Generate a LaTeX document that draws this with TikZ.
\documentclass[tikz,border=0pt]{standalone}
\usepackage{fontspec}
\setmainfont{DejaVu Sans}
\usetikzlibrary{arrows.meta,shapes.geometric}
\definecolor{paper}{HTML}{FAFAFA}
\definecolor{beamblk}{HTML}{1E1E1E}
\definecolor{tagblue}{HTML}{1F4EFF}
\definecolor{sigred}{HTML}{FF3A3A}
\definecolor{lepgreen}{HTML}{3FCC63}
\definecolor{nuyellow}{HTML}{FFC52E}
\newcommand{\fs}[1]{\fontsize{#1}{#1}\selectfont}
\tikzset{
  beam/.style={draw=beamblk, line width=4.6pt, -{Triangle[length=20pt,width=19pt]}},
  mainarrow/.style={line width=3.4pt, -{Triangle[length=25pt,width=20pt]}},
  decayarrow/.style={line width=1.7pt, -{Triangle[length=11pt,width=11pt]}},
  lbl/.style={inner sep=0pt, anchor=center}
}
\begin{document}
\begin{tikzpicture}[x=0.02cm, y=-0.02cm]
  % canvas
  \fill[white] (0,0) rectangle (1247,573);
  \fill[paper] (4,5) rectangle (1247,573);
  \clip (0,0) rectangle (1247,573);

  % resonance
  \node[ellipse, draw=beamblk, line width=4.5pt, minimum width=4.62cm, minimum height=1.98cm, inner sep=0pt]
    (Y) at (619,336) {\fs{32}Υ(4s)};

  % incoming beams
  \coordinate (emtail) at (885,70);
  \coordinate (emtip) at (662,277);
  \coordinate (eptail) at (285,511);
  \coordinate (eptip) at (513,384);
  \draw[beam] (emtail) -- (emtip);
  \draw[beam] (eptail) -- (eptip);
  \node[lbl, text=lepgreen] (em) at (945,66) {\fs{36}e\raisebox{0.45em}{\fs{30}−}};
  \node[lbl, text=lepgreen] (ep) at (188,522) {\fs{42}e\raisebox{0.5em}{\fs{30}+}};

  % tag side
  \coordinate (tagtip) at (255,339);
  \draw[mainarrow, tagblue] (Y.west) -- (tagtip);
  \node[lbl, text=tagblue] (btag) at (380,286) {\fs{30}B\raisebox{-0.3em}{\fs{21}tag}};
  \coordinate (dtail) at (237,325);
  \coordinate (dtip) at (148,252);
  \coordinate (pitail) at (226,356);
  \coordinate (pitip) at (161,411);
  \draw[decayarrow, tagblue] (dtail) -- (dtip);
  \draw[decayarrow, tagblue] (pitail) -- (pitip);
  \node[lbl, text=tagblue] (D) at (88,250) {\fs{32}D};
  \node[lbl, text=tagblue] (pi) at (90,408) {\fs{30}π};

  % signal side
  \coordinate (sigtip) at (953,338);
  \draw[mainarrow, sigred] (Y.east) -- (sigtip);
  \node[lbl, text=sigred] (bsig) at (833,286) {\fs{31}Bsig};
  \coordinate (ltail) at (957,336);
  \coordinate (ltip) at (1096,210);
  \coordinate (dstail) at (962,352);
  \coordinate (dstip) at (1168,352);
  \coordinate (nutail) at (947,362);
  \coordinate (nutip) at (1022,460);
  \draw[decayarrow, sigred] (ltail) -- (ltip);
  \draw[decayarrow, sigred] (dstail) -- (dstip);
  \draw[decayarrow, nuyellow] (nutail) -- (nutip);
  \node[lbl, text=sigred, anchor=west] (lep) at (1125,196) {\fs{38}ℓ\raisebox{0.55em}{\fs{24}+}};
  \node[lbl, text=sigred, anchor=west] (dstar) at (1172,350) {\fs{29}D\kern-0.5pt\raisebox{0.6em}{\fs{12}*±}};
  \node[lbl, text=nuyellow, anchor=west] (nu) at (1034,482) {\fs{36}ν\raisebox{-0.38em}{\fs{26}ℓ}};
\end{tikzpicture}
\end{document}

==

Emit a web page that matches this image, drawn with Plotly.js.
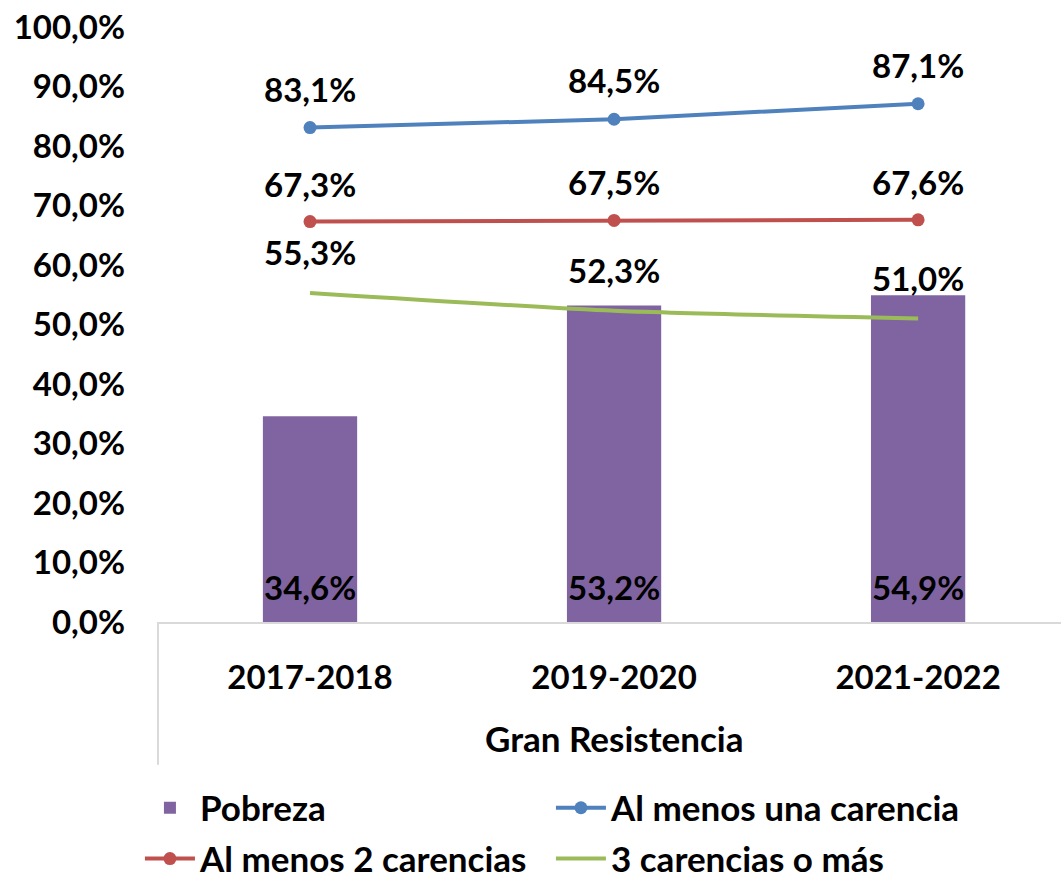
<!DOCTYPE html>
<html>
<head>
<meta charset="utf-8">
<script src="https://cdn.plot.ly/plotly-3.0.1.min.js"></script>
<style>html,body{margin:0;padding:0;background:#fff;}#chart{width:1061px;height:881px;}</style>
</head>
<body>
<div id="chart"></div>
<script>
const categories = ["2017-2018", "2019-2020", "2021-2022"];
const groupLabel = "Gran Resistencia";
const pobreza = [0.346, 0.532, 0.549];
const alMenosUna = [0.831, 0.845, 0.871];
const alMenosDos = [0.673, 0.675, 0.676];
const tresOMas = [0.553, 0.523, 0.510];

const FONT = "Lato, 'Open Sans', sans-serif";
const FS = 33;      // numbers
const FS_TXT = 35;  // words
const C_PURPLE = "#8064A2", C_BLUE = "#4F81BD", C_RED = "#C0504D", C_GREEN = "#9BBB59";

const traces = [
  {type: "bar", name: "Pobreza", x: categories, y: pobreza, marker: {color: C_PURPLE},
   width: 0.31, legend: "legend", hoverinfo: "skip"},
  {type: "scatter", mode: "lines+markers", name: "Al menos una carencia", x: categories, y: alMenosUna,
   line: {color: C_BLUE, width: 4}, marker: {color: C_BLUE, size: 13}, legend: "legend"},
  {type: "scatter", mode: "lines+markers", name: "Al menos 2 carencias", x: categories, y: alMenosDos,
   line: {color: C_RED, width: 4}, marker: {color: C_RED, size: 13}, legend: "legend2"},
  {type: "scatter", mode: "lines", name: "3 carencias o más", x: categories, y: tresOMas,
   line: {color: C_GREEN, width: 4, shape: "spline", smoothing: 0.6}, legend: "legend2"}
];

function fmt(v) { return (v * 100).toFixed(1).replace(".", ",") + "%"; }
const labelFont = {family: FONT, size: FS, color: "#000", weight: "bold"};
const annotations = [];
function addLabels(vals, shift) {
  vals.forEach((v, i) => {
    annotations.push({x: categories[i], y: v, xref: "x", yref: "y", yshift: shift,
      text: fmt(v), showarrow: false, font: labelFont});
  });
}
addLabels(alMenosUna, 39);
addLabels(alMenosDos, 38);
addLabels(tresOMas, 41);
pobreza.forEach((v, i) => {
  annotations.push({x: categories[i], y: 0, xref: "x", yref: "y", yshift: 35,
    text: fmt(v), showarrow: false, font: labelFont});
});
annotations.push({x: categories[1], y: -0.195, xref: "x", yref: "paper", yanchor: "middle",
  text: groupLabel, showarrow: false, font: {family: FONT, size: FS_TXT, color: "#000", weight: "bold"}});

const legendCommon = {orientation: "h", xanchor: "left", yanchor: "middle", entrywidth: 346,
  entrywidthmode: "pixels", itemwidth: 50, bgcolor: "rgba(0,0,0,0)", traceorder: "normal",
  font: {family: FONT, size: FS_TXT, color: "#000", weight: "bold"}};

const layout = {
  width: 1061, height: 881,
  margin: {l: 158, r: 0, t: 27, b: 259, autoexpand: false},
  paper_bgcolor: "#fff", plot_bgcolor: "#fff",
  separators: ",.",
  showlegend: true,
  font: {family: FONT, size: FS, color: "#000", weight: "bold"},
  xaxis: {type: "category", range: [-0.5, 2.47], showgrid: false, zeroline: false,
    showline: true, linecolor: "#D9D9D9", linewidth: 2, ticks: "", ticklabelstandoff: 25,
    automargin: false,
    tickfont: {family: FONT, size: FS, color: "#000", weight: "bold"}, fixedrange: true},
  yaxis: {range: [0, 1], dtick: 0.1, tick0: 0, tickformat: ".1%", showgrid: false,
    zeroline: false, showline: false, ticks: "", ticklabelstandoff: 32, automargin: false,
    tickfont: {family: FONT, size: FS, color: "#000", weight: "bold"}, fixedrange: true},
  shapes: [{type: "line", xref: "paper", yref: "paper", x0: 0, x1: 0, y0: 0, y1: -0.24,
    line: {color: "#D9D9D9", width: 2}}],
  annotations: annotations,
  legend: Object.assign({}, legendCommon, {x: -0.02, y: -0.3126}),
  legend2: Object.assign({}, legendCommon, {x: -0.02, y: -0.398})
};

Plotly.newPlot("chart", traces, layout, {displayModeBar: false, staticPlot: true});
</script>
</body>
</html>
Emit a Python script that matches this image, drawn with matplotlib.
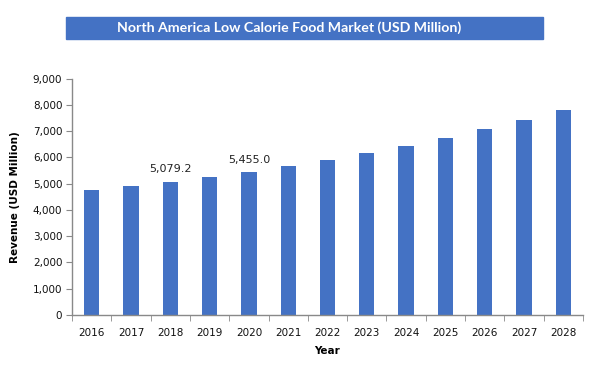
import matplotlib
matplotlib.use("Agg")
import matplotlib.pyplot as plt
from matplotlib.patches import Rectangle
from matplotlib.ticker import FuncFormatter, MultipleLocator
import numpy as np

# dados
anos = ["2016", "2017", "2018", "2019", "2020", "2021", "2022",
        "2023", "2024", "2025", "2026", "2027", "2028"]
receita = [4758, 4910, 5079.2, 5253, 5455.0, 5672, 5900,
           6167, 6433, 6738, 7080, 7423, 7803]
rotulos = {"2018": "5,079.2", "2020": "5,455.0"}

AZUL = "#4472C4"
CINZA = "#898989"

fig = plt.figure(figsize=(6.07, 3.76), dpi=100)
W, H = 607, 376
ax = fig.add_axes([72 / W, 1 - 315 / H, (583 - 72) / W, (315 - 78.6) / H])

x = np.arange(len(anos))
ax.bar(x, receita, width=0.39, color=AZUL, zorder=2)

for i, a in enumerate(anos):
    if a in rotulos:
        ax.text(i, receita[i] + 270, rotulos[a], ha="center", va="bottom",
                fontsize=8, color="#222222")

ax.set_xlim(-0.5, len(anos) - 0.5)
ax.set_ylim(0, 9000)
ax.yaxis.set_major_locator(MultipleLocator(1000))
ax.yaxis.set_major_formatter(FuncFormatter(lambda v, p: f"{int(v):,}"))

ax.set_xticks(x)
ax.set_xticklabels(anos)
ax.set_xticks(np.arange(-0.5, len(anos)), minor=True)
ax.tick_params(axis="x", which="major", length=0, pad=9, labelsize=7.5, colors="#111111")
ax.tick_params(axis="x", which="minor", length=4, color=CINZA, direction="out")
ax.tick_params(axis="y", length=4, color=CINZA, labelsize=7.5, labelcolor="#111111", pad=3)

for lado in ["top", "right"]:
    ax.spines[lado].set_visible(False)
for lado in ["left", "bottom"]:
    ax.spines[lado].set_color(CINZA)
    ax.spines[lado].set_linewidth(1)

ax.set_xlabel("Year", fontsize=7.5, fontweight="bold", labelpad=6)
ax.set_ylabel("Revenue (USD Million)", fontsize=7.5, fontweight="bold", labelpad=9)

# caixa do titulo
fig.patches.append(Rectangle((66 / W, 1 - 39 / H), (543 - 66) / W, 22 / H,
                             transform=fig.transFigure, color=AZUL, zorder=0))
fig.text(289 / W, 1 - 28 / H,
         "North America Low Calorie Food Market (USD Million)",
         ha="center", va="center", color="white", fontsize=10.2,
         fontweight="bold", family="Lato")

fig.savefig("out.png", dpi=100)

> [TASK TO CARRY OUT] Tally how many lines of the material contain the word "matches". The answer must be the number and nothing else.

> [ANSWER TO THE TASK] 2